You know you have a great system put together when all you want to do is pull out more vinyl and when other people coming into the room they just stop and listen, which is exactly what happened with this testing system.
As we said, you can get the Planar 8 in three versions. If you have a great cartridge already that will work with the RB880 arm, you might consider the model without a cartridge. However, we feel, the combination with the Apheta 2 is unquestionably the way to go. You’ll save $700 on what is an incredible cartridge that mates perfectly with the RB880 arm and Rega’s method of turntable isolation used in the Planar 8. The sound that combo produces is full of energy, separates instruments amazingly well, tracks like crazy, and gives you a totally silent background. Plus it is just one heck of a lot of fun to listen to!
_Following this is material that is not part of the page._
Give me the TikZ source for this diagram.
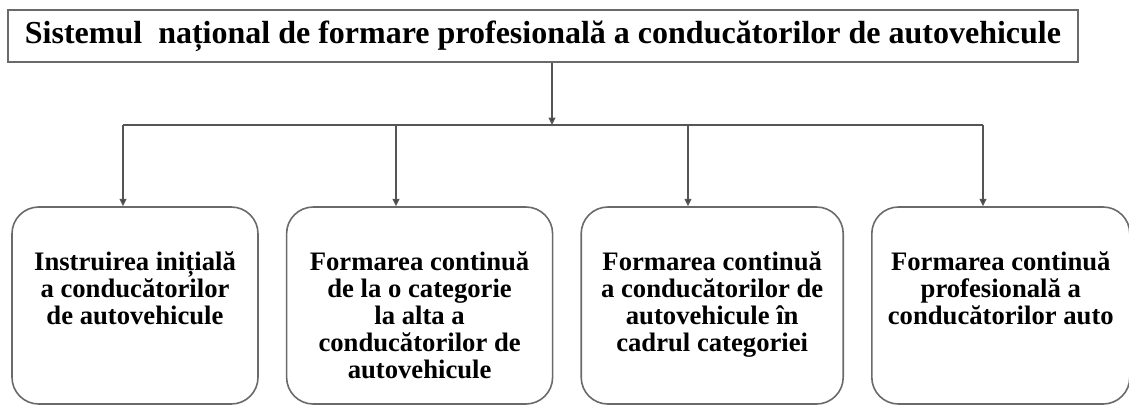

It is a great example of British sound that is true to the music.
HIGH NOTES UNPACKED
Music That Comes to Life
We’ve not heard but a handful of tables in our day that bring music to life like the Planar 8 and Apheta 2 combination, and nothing at this price range!
Less Gives You More
Rega’s minimalistic Tancast 8 base has virtually no mass which perfectly supports Rega’s design of filtering out noise. You get the tech they learned about in their $45,000 Naiad turntable.
When coupled with Rega’s Ania or even better the Apheta 2, you have a vinyl playback system designed from the ground up to give you the best performance.